More risk management than compliance
Setting aside the technical concerns, even the attempt to create such a partnership signals that Microsoft is either taking seriously the threat of a kill switch, or at least believes that enterprise executives are concerned enough to make this move to placate them.
“This agreement will have to be tested in court once the problem happens, when it could be too late,” Forrester’s Maisto said. “This is not compliance as much as risk management. The likelihood is really really low in my opinion, but the impact would be massive.”
Kirschner said the marketing finesse of the Microsoft/SAP deal deserves some applause.
“This agreement is a strategic masterstroke that effectively turns sovereign cloud from a compliance blocker into a disaster recovery plan,” Kirschner said. “By offering a break glass option where local partners like Delos and Bleu can access source code during geopolitical ruptures, the EU tries to guarantee digital sovereignty and resilience in crisis scenarios. But can it really work?”

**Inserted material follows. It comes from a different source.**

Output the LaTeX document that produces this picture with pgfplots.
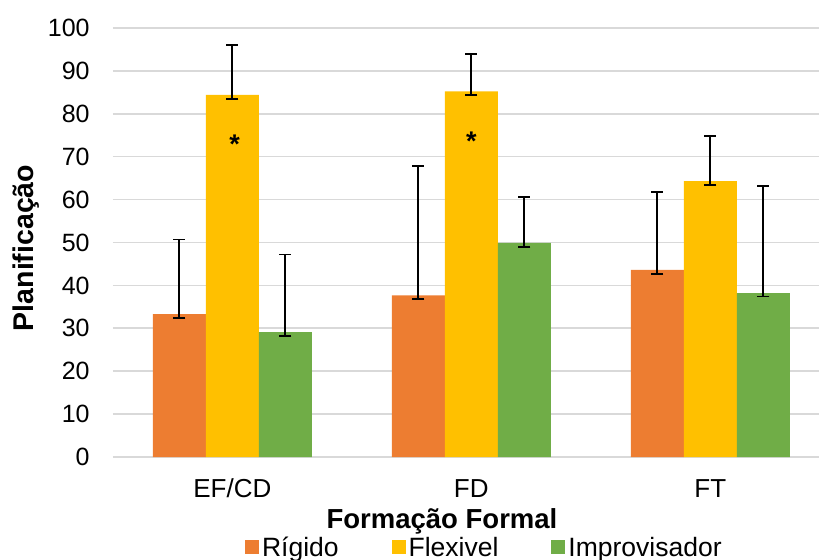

He paints the picture in terms of geopolitics.
“While hardliners like France want to ban US cloud providers from the highest sovereign level, Microsoft paradoxically cements its vendor lock-in,” Kirschner said. “They have removed the single biggest political risk to using American hyperscalers in the public sector. But what is the alternative? The EU simply doesn’t have the technology, nor the infrastructure, to be truly independent from the big three in the US.”